EXPERIENCE HISTORY
HEAVENLY LAPIS LAZULI
Reminiscent of its deep blue hues with twinkling flecks of gold, the Ancient Roman natural historian Pliny the Elder called lapis lazuli “a fragment of the starry firmament.” Considered a rock, lapis lazuli is a combination of several minerals, such as lazurite and gold-resembling pyrite. It is a semi-opaque stone, mined for its wearability and excellent take on polish to be used for jewelry and ornaments.
Did you know?
The name
The name lapis lazuli comes from the Latin lapis, "stone," and the Persian lazhuward, "blue."
DID YOU KNOW?
EYES OF THE KING
Lapis lazuli inlay was used for the eyes of the globally known burial mask of Tutankhamun. The bands in the headdress of the Ancient Egyptian king are actually made of blue-painted glass, and are an example of imitations that testify to the ancient demand for the stone.
DID YOU KNOW?
Vermeer’s SECRET
Some compare the 17th-century painter Vermeer’s copious use of natural ultramarine, a lapis-made pigment, to a true obsession. Vermeer realized early in his career that the admixture of ultramarine with tones of gray lended them a luminosity produced by intense daylight which cannot be produced otherwise. It explains why he used this pigment in so many of his paintings, including the famous Girl with a Pearl Earring.
LAPIS LAZULI
A HISTORY
Humans have always felt a natural attraction to lapis lazuli (lapis in short). Archeologists have found lapis lazuli jewelry and beads at sites dating back to as early as 6000 BCE. Its use for artisanry and jewelry probably originated in Badakhshan, a mountainous region comprising northeastern Afghanistan, eastern Tajikistan, and the Tashkurgan county in China. Some of the oldest lapis operating mines can be found here today. It is said some of them have been existing for over 7000 years, and that Marco Polo referred to the area’s mines in 1271. They are, in fact, the world’s oldest known commercial gemstone sources. Yet few outsiders have seen them with their own eyes, as their location is unbelievably hard to reach. Until today, Afghanistan is considered a major source for top-quality lapis lazuli.

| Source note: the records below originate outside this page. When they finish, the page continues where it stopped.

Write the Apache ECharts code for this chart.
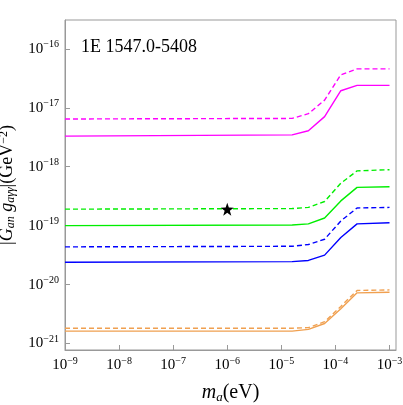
<!DOCTYPE html><html><head><meta charset="utf-8"><script src="https://cdn.jsdelivr.net/npm/echarts@6/dist/echarts.min.js"></script>
<style>html,body{margin:0;padding:0;background:#fff}#c{width:403px;height:405px}</style></head><body><div id="c"></div><script>
// log10 of mass (eV) and log10 of coupling (GeV^-2)
const logMass = [-9, -4.8, -4.5, -4.2, -3.9, -3.6, -3];
const magentaDashed = [-17.19, -17.18, -17.10, -16.87, -16.44, -16.34, -16.34];
const magentaSolid  = [-17.48, -17.46, -17.39, -17.15, -16.71, -16.62, -16.62];
const greenDashed   = [-18.72, -18.71, -18.69, -18.59, -18.28, -18.07, -18.05];
const greenSolid    = [-19.00, -18.99, -18.97, -18.87, -18.58, -18.35, -18.34];
const blueDashed    = [-19.36, -19.35, -19.32, -19.23, -18.92, -18.70, -18.69];
const blueSolid     = [-19.62, -19.61, -19.59, -19.50, -19.20, -18.97, -18.95];
const orangeDashed  = [-20.74, -20.74, -20.73, -20.63, -20.37, -20.10, -20.09];
const orangeSolid   = [-20.79, -20.79, -20.76, -20.66, -20.41, -20.14, -20.13];
const starPoint = [-6, -18.72];
const title = '1E 1547.0-5408';

const toPts = ys => logMass.map((x,i)=>[Math.pow(10,x), Math.pow(10,ys[i])]);
const sup = {fontSize:10, verticalAlign:'top', padding:[0,0,9,0], fontFamily:'Liberation Serif', color:'#000'};
const fmt = v => '10{s|' + (Math.round(Math.log10(v))).toString().replace('-','−') + '}';
const mk = (name, ys, color, dashed) => ({type:'line', name, data: toPts(ys), symbol:'none',
  lineStyle:{color, width:1.4, type: dashed?[5,3]:'solid'}, silent:true});
const chart = echarts.init(document.getElementById('c'));
chart.setOption({
  animation:false,
  grid:{left:65, right:7, top:20, bottom:55, show:true, borderColor:'#999', borderWidth:1, containLabel:false, outerBoundsMode:'none'},
  title:{text:title, left:76, top:33, textStyle:{fontFamily:'Liberation Serif', fontSize:18, fontWeight:'normal', color:'#000'}},
  xAxis:{type:'log', logBase:10, min:1e-9, max:Math.pow(10,-2.88),
    axisLine:{lineStyle:{color:'#999'}}, axisTick:{inside:true, length:5, lineStyle:{color:'#999'}},
    splitLine:{show:false},
    axisLabel:{formatter:fmt, margin:6, fontFamily:'Liberation Serif', fontSize:15, color:'#000', rich:{s:sup}, showMaxLabel:false},
    name:'{i|m}{sb|a}(eV)', nameLocation:'middle', nameGap:32,
    nameTextStyle:{fontFamily:'Liberation Serif', fontSize:20, color:'#000', rich:{i:{fontStyle:'italic',fontSize:20,fontFamily:'Liberation Serif'}, sb:{fontStyle:'italic',fontSize:13,verticalAlign:'bottom',padding:[9,0,0,0],fontFamily:'Liberation Serif'}}}},
  yAxis:{type:'log', logBase:10, min:Math.pow(10,-21.11), max:Math.pow(10,-15.51),
    axisLine:{lineStyle:{color:'#999'}}, axisTick:{inside:true, length:5, lineStyle:{color:'#999'}},
    splitLine:{show:false},
    axisLabel:{formatter:fmt, margin:6, fontFamily:'Liberation Serif', fontSize:15, color:'#000', rich:{s:sup}, showMinLabel:false, showMaxLabel:false},
    name:'|{i|G}{sb|an} {i|g}{sb|aγγ}|(GeV{sp|−2})', nameLocation:'middle', nameGap:48,
    nameTextStyle:{fontFamily:'Liberation Serif', fontSize:18, color:'#000', rich:{i:{fontStyle:'italic',fontSize:18,fontFamily:'Liberation Serif'}, sb:{fontStyle:'italic',fontSize:12,verticalAlign:'bottom',padding:[7,0,0,0],fontFamily:'Liberation Serif'}, sp:{fontSize:12,verticalAlign:'top',padding:[0,0,7,0],fontFamily:'Liberation Serif'}}}},
  series:[
    mk('md', magentaDashed, '#ff00ff', true), mk('ms', magentaSolid, '#ff00ff', false),
    mk('gd', greenDashed, '#00ee00', true), mk('gs', greenSolid, '#00ee00', false),
    mk('bd', blueDashed, '#0000ff', true), mk('bs', blueSolid, '#0000ff', false),
    mk('od', orangeDashed, '#f0a050', true), mk('os', orangeSolid, '#f0a050', false),
    {type:'scatter', data:[[Math.pow(10,starPoint[0]), Math.pow(10,starPoint[1])]], symbol:'path://M0,-10 L2.35,-3.24 L9.51,-3.09 L3.8,1.24 L5.88,8.09 L0,4 L-5.88,8.09 L-3.8,1.24 L-9.51,-3.09 L-2.35,-3.24 Z', symbolSize:13, itemStyle:{color:'#000', borderWidth:0, opacity:1}, silent:true, z:5}
  ]
});
</script></body></html>
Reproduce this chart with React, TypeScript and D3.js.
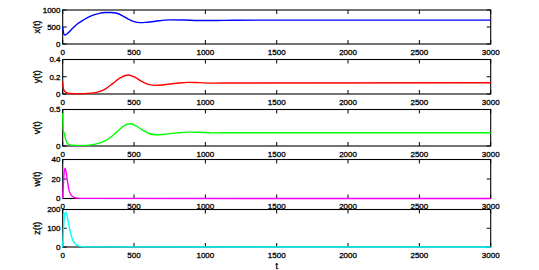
import React from "react";
import * as d3 from "d3";

const xTicks = [0, 500, 1000, 1500, 2000, 2500, 3000];

const xT = [0, 5, 14, 30, 60, 100, 150, 200, 250, 300, 340, 380, 420, 460, 500, 540, 580, 650, 750, 850, 950, 1050, 1200, 1500, 3000];
const xV = [500, 350, 262, 300, 420, 580, 720, 830, 895, 925, 928, 905, 830, 730, 660, 630, 635, 670, 710, 705, 692, 690, 700, 703, 703];

const yT = [0, 3, 10, 25, 50, 100, 150, 200, 250, 300, 350, 400, 440, 460, 500, 550, 600, 650, 700, 800, 880, 950, 1050, 1200, 3000];
const yV = [0.145, 0.08, 0.04, 0.015, 0.006, 0.003, 0.004, 0.01, 0.025, 0.06, 0.12, 0.185, 0.215, 0.22, 0.2, 0.15, 0.112, 0.1, 0.105, 0.125, 0.135, 0.132, 0.126, 0.128, 0.13];

const vT = [0, 2, 5, 10, 20, 35, 60, 100, 150, 200, 250, 300, 350, 400, 440, 470, 500, 550, 600, 650, 700, 800, 880, 950, 1050, 1200, 3000];
const vV = [0.45, 0.3, 0.2, 0.18, 0.1, 0.03, 0.012, 0.008, 0.008, 0.015, 0.035, 0.075, 0.14, 0.23, 0.29, 0.305, 0.29, 0.23, 0.175, 0.155, 0.158, 0.18, 0.19, 0.188, 0.18, 0.182, 0.182];

const wT = [0, 5, 12, 18, 25, 35, 45, 60, 80, 100, 150, 3000];
const wV = [0, 15, 29, 31, 26, 16, 8, 3.5, 1.2, 0.4, 0.1, 0];

const zT = [0, 4, 10, 16, 22, 28, 40, 50, 60, 75, 90, 110, 140, 200, 3000];
const zV = [0, 70, 150, 180, 185, 175, 130, 92, 60, 30, 15, 6, 2, 0.5, 0];

const panels = [
  { label: "x(t)", t: xT, v: xV, max: 1000, ticks: [0, 500, 1000], tickLabels: ["0", "500", "1000"], color: "#0000ff", top: 10, bottom: 44 },
  { label: "y(t)", t: yT, v: yV, max: 0.4, ticks: [0, 0.2, 0.4], tickLabels: ["0", "0.2", "0.4"], color: "#ff0000", top: 59.5, bottom: 94 },
  { label: "v(t)", t: vT, v: vV, max: 0.5, ticks: [0, 0.5], tickLabels: ["0", "0.5"], color: "#00ff00", top: 109.5, bottom: 146 },
  { label: "w(t)", t: wT, v: wV, max: 40, ticks: [0, 20, 40], tickLabels: ["0", "20", "40"], color: "#ff00ff", top: 159.5, bottom: 198.5 },
  { label: "z(t)", t: zT, v: zV, max: 200, ticks: [0, 100, 200], tickLabels: ["0", "100", "200"], color: "#00ffff", top: 209.5, bottom: 247 },
];

const LEFT = 62.7;
const RIGHT = 490.7;
const FONT = "'Liberation Sans', Arial, Helvetica, sans-serif";

export default function App() {
  const x = d3.scaleLinear().domain([0, 3000]).range([LEFT, RIGHT]);
  const textProps = { fontFamily: FONT, fill: "#000", stroke: "#000", strokeWidth: 0.3 };
  return (
    <svg width={539} height={270} style={{ position: "absolute", left: 0, top: 0, background: "#fff" }}>
      <rect x={0} y={0} width={539} height={270} fill="#fff" />
      {panels.map((p, i) => {
        const y = d3.scaleLinear().domain([0, p.max]).range([p.bottom, p.top]);
        const pts = p.t.map((t, k) => [t, p.v[k]] as [number, number]);
        const line = d3
          .line<[number, number]>()
          .x((d) => x(d[0]))
          .y((d) => y(d[1]))
          .curve(d3.curveMonotoneX);
        return (
          <g key={i}>
            <rect x={LEFT} y={p.top} width={RIGHT - LEFT} height={p.bottom - p.top} fill="none" stroke="#000" strokeWidth={1.1} />
            {xTicks.map((t) => (
              <g key={t}>
                <line x1={x(t)} x2={x(t)} y1={p.bottom} y2={p.bottom - 4} stroke="#000" strokeWidth={1} />
                <line x1={x(t)} x2={x(t)} y1={p.top} y2={p.top + 4} stroke="#000" strokeWidth={1} />
                <text x={x(t)} y={p.bottom + 10.6} textAnchor="middle" fontSize={8} {...textProps}>
                  {t}
                </text>
              </g>
            ))}
            {p.ticks.map((v, k) => (
              <g key={k}>
                <line x1={LEFT} x2={LEFT + 4} y1={y(v)} y2={y(v)} stroke="#000" strokeWidth={1} />
                <line x1={RIGHT} x2={RIGHT - 4} y1={y(v)} y2={y(v)} stroke="#000" strokeWidth={1} />
                <text x={LEFT - 2.2} y={y(v) + 2.9} textAnchor="end" fontSize={8} {...textProps}>
                  {p.tickLabels[k]}
                </text>
              </g>
            ))}
            <path d={line(pts) || ""} fill="none" stroke={p.color} strokeWidth={1.4} />
            <text
              transform={`translate(${40},${(p.top + p.bottom) / 2}) rotate(-90)`}
              textAnchor="middle"
              fontSize={9}
              {...textProps}
            >
              {p.label}
            </text>
          </g>
        );
      })}
      <text x={(LEFT + RIGHT) / 2} y={268.5} textAnchor="middle" fontSize={9} {...textProps}>
        t
      </text>
    </svg>
  );
}
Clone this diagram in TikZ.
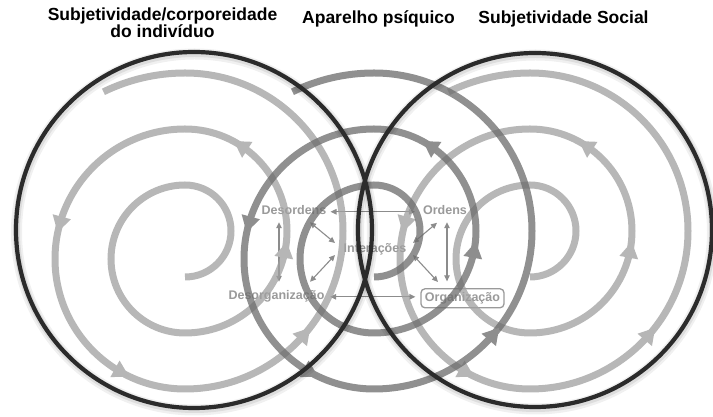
\documentclass[tikz,border=0pt]{standalone}
\usepackage{fontspec}
\setmainfont{Liberation Sans}
\usetikzlibrary{arrows.meta}
\definecolor{lightsp}{HTML}{A0A0A0}
\definecolor{lighthead}{HTML}{B6B6B6}
\definecolor{midsp}{HTML}{6C6C6C}
\definecolor{midhead}{HTML}{8E8E8E}
\definecolor{darkc}{HTML}{2B2B2B}
\definecolor{lbl}{HTML}{9A9A9A}
\definecolor{arr}{HTML}{8C8C8C}
\tikzset{
  sphead/.pic={\fill (8,0) -- (-8,9.5) -- (-8,-9.5) -- cycle;},
  lab/.style={font=\fontsize{12.5}{14}\selectfont\bfseries, text=lbl, inner sep=2pt, text height=9pt, text depth=2.6pt},
  dar/.style={draw=arr, line width=1.1pt, {Triangle[length=6pt,width=5.5pt]}-{Triangle[length=6pt,width=5.5pt]}},
  titletext/.style={font=\fontsize{17.5}{14.5}\selectfont\bfseries, text=black, inner sep=0pt, align=center},
  bigc/.style={draw=darkc, line width=4.2pt},
  bigshadow/.style={draw=black, opacity=0.06, line width=11pt},
  bigshadowb/.style={draw=black, opacity=0.08, line width=7pt},
}
\newcommand\spiralline[2]{%
\draw[draw=#2, line width=7pt, opacity=0.75] (#1,140) arc[start angle=-90,end angle=90,radius=46pt]
  arc[start angle=90,end angle=270,radius=74pt]
  arc[start angle=-90,end angle=90,radius=102pt]
  arc[start angle=90,end angle=270,radius=130pt]
  arc[start angle=-90,end angle=90,radius=158pt]
  arc[start angle=90,end angle=116,radius=186pt];}
\newcommand\spiralheads[2]{%
\begin{scope}[fill=#2]
\path (#1,186) ++(-10.6:102pt) pic[rotate=79.4]{sphead};
\path (#1,186) ++(57:102pt) pic[rotate=147]{sphead};
\path (#1,158) ++(164.6:130pt) pic[rotate=254.6]{sphead};
\path (#1,158) ++(241:130pt) pic[rotate=331]{sphead};
\path (#1,186) ++(-40.6:158pt) pic[rotate=49.4]{sphead};
\end{scope}}
\begin{document}
\begin{tikzpicture}[x=1pt,y=1pt]
\useasboundingbox (0,0) rectangle (713,417);
\fill[white] (0,0) rectangle (713,417);
% central diagram
\node[lab] (des) at (294,205.2) {Desordens};
\node[lab] (ord) at (445,205.2) {Ordens};
\node[lab] (inter) at (375,167.2) {Interações};
\node[lab] (desorg) at (276.5,120.2) {Desorganização};
\node[lab, draw=lbl, line width=1.3pt, rounded corners=4pt, inner xsep=4pt, inner ysep=3.7pt] (org) at (462.5,118.7) {Organização};
\draw[dar, shorten <=2pt, shorten >=6pt] (des.east) -- (ord.west);
\draw[dar, shorten <=3.5pt, shorten >=5pt] (desorg.east) -- (desorg.east -| org.west);
\draw[dar, shorten <=7pt, shorten >=2.4pt] ([xshift=2.5pt]desorg.north) -- ([xshift=2.5pt]desorg.north |- des.south);
\draw[dar, shorten <=2.4pt, shorten >=6.8pt] ([xshift=2pt]ord.south) -- ([xshift=2pt]ord.south |- org.north);
\draw[dar] ([shift={(16,-10.5)}]des.center) -- ([shift={(-40,6.8)}]inter.center);
\draw[dar] ([shift={(33.5,15)}]desorg.center) -- ([shift={(-40,-5.2)}]inter.center);
\draw[dar] ([shift={(-8,-11)}]ord.center) -- ([shift={(38,6.8)}]inter.center);
\draw[dar] ([shift={(-24.5,16.3)}]org.center) -- ([shift={(38,-5.2)}]inter.center);
% spirals
\spiralline{185}{lightsp}
\spiralline{530}{lightsp}
\spiralheads{185}{lighthead}
\spiralheads{530}{lighthead}
\spiralline{374}{midsp}
\spiralheads{374}{midhead}
% big circles
\draw[bigshadow] (194.5,185) circle[radius=178pt];
\draw[bigshadow] (535.5,185) circle[radius=177pt];
\draw[bigshadowb] (194.5,185.5) circle[radius=178pt];
\draw[bigshadowb] (535.5,185.5) circle[radius=177pt];
\draw[bigc] (194,187) circle[radius=178pt];
\draw[bigc] (535,187) circle[radius=177pt];
% titles
\node[titletext, anchor=base] (t1) at (162.5,379.3) {Subjetividade/corporeidade\\do indivíduo};
\node[titletext, anchor=base] (t2) at (378.5,393) {Aparelho psíquico};
\node[titletext, anchor=base] (t3) at (563.5,393) {Subjetividade Social};
\end{tikzpicture}
\end{document}
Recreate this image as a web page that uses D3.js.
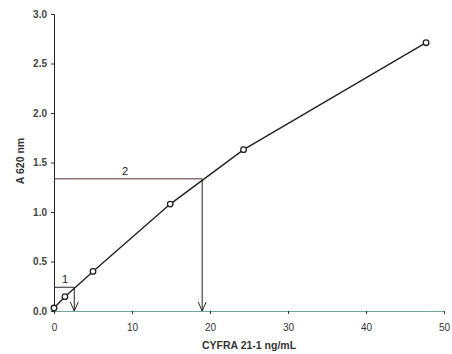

Lapis would typically, due to its excellent wearability, be fashioned into jewelry pieces such as cabochons, beads, inlays, and tablets. But the stone’s use was never limited to jewelry alone. It was also carved into day-to-day objects such as dagger handles, hair combs, game boards, and amulets.In Old Babylonian times, cylinder seals carved from lapis lazuli were used to press official seals, signatures, and religious inscriptions into wet clay. In the Ayurvedic tradition, it was described as a type of lapidary medicine, and in Ancient Egypt, lapis was ground into pigment to create blue cosmetics. In 18th-century English and French royal courts, a symbolic “gem language” was used to discreetly convey messages. People would wear bracelets, brooches, and rings with gems, the first letters of which conveyed a motto or sentiment. Lapis lazuli reportedly portrayed messages such as “good luck” or “love me,” depending on usage and setting.
LAPIS LAZULI
THE ISLAMIC TRADITION
From inscripted rings to engraved sword handles, bowls, tiles, and illuminated Qur’an manuscripts—the versatile use of this rock is also apparent in the Islamic tradition. Within the Unani Medicine tradition, it is considered as an effective drug to treat nerve and psychological disorders, especially melancholia. As Joumana Medlej, an expert in the field of pigments, has pointed out, Islamic illuminators used ultramarine, a color pigment originally made by grinding lapis lazuli into a powder, to highlight the most special manuscripts. Producing pigment out of lapis lazuli was incredibly labor-intensive and hence costly. True ultramarine did not appear in Europe before the 12th century, she adds, but was known to the Arabs earlier. The first descriptions of the pigmenting process stem from Arabic alchemical texts. In his masterpiece Treatises on How To Recognise Gems, the great 11th-century scientist al-Biruni cites that the color of lapis lazuli, when ground, “is so pleasing that none of the stones resembling it displays such a beautiful color.”